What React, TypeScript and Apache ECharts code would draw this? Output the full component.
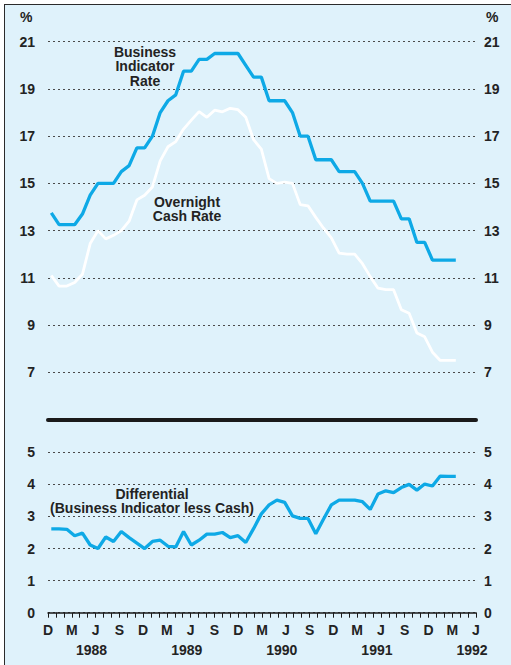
import React, { useEffect, useRef } from "react";
import * as echarts from "echarts";

const months = [
  "Dec 87",
  "Jan 88","Feb 88","Mar 88","Apr 88","May 88","Jun 88","Jul 88","Aug 88","Sep 88","Oct 88","Nov 88","Dec 88",
  "Jan 89","Feb 89","Mar 89","Apr 89","May 89","Jun 89","Jul 89","Aug 89","Sep 89","Oct 89","Nov 89","Dec 89",
  "Jan 90","Feb 90","Mar 90","Apr 90","May 90","Jun 90","Jul 90","Aug 90","Sep 90","Oct 90","Nov 90","Dec 90",
  "Jan 91","Feb 91","Mar 91","Apr 91","May 91","Jun 91","Jul 91","Aug 91","Sep 91","Oct 91","Nov 91","Dec 91",
  "Jan 92","Feb 92","Mar 92","Apr 92",
];

const businessIndicatorRate = [
  13.75, 13.25, 13.25, 13.25, 13.7, 14.5, 15, 15, 15, 15.5, 15.75, 16.5, 16.5, 17, 18, 18.5, 18.75,
  19.75, 19.75, 20.25, 20.25, 20.5, 20.5, 20.5, 20.5, 20, 19.5, 19.5, 18.5, 18.5, 18.5, 18, 17, 17,
  16, 16, 16, 15.5, 15.5, 15.5, 15, 14.25, 14.25, 14.25, 14.25, 13.5, 13.5, 12.5, 12.5, 11.75, 11.75,
  11.75, 11.75,
];

const overnightCashRate = [
  11.1, 10.65, 10.65, 10.8, 11.15, 12.45, 13.0, 12.65, 12.8, 13.0, 13.4, 14.3, 14.5, 14.85, 15.95,
  16.55, 16.77, 17.3, 17.68, 18.04, 17.8, 18.1, 18.03, 18.18, 18.12, 17.8, 16.85, 16.45, 15.2, 15.0,
  15.05, 15.0, 14.1, 14.05, 13.56, 13.1, 12.69, 12.05, 12.0, 12.0, 11.6, 11.05, 10.56, 10.5, 10.5,
  9.65, 9.5, 8.66, 8.5, 7.85, 7.5, 7.5, 7.5,
];

const differential = [
  2.61, 2.61, 2.6, 2.4, 2.48, 2.11, 2.0, 2.36, 2.22, 2.53, 2.34, 2.17, 2.0, 2.22, 2.26, 2.07, 2.05,
  2.53, 2.11, 2.26, 2.45, 2.45, 2.5, 2.34, 2.4, 2.19, 2.62, 3.08, 3.36, 3.51, 3.44, 3.02, 2.94, 2.94,
  2.46, 2.92, 3.36, 3.51, 3.51, 3.51, 3.46, 3.22, 3.7, 3.8, 3.74, 3.9, 4.0, 3.82, 4.01, 3.95, 4.26,
  4.25, 4.25,
];

// quarter letters at every third monthly tick, starting December 1987
const quarterLabels = ["D","M","J","S","D","M","J","S","D","M","J","S","D","M","J","S","D","M","J"];
const yearLabels = ["1988", "1989", "1990", "1991", "1992"];

const FONT = "'Liberation Sans', Arial, Helvetica, sans-serif";
const TEXT = "#232323";
const BLUE = "#0ea9e6";

export default function App() {
  const ref = useRef<HTMLDivElement>(null);

  useEffect(() => {
    if (!ref.current) return;
    const chart = echarts.init(ref.current, undefined, { renderer: "svg" });

    const labelStyle = { color: TEXT, fontSize: 14, fontWeight: "bold" as const, fontFamily: FONT };
    const split = { show: true, lineStyle: { color: "#4a4a4a", type: [2, 3] as any, width: 1.2 } };

    const topGrid = { top: 41.7, height: 377.8 };
    const botGrid = { top: 452.3, height: 160.4 };

    chart.setOption({
      animation: false,
      backgroundColor: "transparent",
      grid: [
        { left: 48, right: 35, ...topGrid },
        { left: 51.3, right: 55.2, ...topGrid },
        { left: 48, right: 35, ...botGrid },
        { left: 51.3, right: 55.2, ...botGrid },
      ],
      xAxis: [
        {
          gridIndex: 0, type: "value", min: 0, max: 54,
          axisLine: { show: true, onZero: false, lineStyle: { color: "#1a1a1a", width: 4 } },
          axisTick: { show: false }, axisLabel: { show: false }, splitLine: { show: false },
        },
        { gridIndex: 1, type: "category", data: months, boundaryGap: false, show: false },
        {
          gridIndex: 2, type: "value", min: 0, max: 54, interval: 1,
          axisLine: { show: true, onZero: false, lineStyle: { color: "#1a1a1a", width: 1.5 } },
          axisTick: { show: true, length: 5, lineStyle: { color: "#1a1a1a", width: 1 } },
          axisLabel: {
            ...labelStyle, margin: 10,
            formatter: (v: number) => {
              const r = Math.round(v);
              return r % 3 === 0 && Math.abs(v - r) < 1e-6 ? quarterLabels[r / 3] || "" : "";
            },
          },
          splitLine: { show: false },
        },
        {
          gridIndex: 2, type: "value", min: 0, max: 54, interval: 0.5, position: "bottom", offset: 20,
          axisLine: { show: false, onZero: false }, axisTick: { show: false }, splitLine: { show: false },
          axisLabel: {
            ...labelStyle, margin: 10,
            formatter: (v: number) => {
              const k = (v - 5.5) / 12;
              const r = Math.round(k);
              return Math.abs(k - r) < 1e-6 ? yearLabels[r] || "" : "";
            },
          },
        },
        { gridIndex: 3, type: "category", data: months, boundaryGap: false, show: false },
      ],
      yAxis: [
        {
          gridIndex: 0, type: "value", min: 5, max: 21, interval: 2, position: "left",
          axisLine: { show: false }, axisTick: { show: false }, splitLine: split,
          axisLabel: { ...labelStyle, margin: 13, formatter: (v: number) => (v === 5 ? "" : String(v)) },
        },
        {
          gridIndex: 0, type: "value", min: 5, max: 21, interval: 2, position: "right",
          axisLine: { show: false }, axisTick: { show: false }, splitLine: { show: false },
          axisLabel: { ...labelStyle, margin: 8, formatter: (v: number) => (v === 5 ? "" : String(v)) },
        },
        { gridIndex: 1, type: "value", min: 5, max: 21, show: false },
        {
          gridIndex: 2, type: "value", min: 0, max: 5, interval: 1, position: "left",
          axisLine: { show: false }, axisTick: { show: false }, splitLine: split,
          axisLabel: { ...labelStyle, margin: 13 },
        },
        {
          gridIndex: 2, type: "value", min: 0, max: 5, interval: 1, position: "right",
          axisLine: { show: false }, axisTick: { show: false }, splitLine: { show: false },
          axisLabel: { ...labelStyle, margin: 8 },
        },
        { gridIndex: 3, type: "value", min: 0, max: 5, show: false },
      ],
      series: [
        {
          name: "Overnight Cash Rate", type: "line", xAxisIndex: 1, yAxisIndex: 2,
          data: overnightCashRate, showSymbol: false, symbol: "none",
          lineStyle: { color: "#ffffff", width: 2.8 },
        },
        {
          name: "Business Indicator Rate", type: "line", xAxisIndex: 1, yAxisIndex: 2,
          data: businessIndicatorRate, showSymbol: false, symbol: "none",
          lineStyle: { color: BLUE, width: 3.3 },
        },
        {
          name: "Differential", type: "line", xAxisIndex: 4, yAxisIndex: 5,
          data: differential, showSymbol: false, symbol: "none",
          lineStyle: { color: BLUE, width: 3.3 },
        },
      ],
      graphic: [
        {
          type: "text", left: 20, top: 10, z: 10,
          style: { text: "%", font: `bold 14px ${FONT}`, fill: TEXT },
        },
        {
          type: "text", left: 486, top: 10, z: 10,
          style: { text: "%", font: `bold 14px ${FONT}`, fill: TEXT },
        },
        {
          type: "text", x: 145, y: 44.5, z: 10,
          style: {
            text: "Business\nIndicator\nRate", font: `bold 14px ${FONT}`, fill: TEXT,
            align: "center", verticalAlign: "top", lineHeight: 14.5,
          },
        },
        {
          type: "text", x: 187, y: 194.7, z: 10,
          style: {
            text: "Overnight\nCash Rate", font: `bold 14px ${FONT}`, fill: TEXT,
            align: "center", verticalAlign: "top", lineHeight: 14.5,
          },
        },
        {
          type: "text", x: 152, y: 486.7, z: 10,
          style: {
            text: "Differential\n(Business Indicator less Cash)", font: `bold 14px ${FONT}`, fill: TEXT,
            align: "center", verticalAlign: "top", lineHeight: 14.5,
          },
        },
      ],
    });

    return () => chart.dispose();
  }, []);

  return (
    <div style={{ position: "fixed", left: 0, top: 0, width: 511, height: 665, overflow: "hidden", background: "#ffffff" }}>
      <div
        style={{
          position: "absolute", left: 4, top: 4, width: 560, height: 700,
          background: "#dff2fb", border: "1.6px solid #2b2b2b", boxSizing: "border-box",
        }}
      />
      <div ref={ref} style={{ position: "absolute", left: 0, top: 0, width: 511, height: 665 }} />
    </div>
  );
}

==*==

Required work: Return the material line for line, from its beginning to the line that contains "import * as", with the pictures left out.

Exercise response:
What React, TypeScript and Apache ECharts code would draw this? Output the full component.
import React, { useEffect, useRef } from "react";
import * as echarts from "echarts";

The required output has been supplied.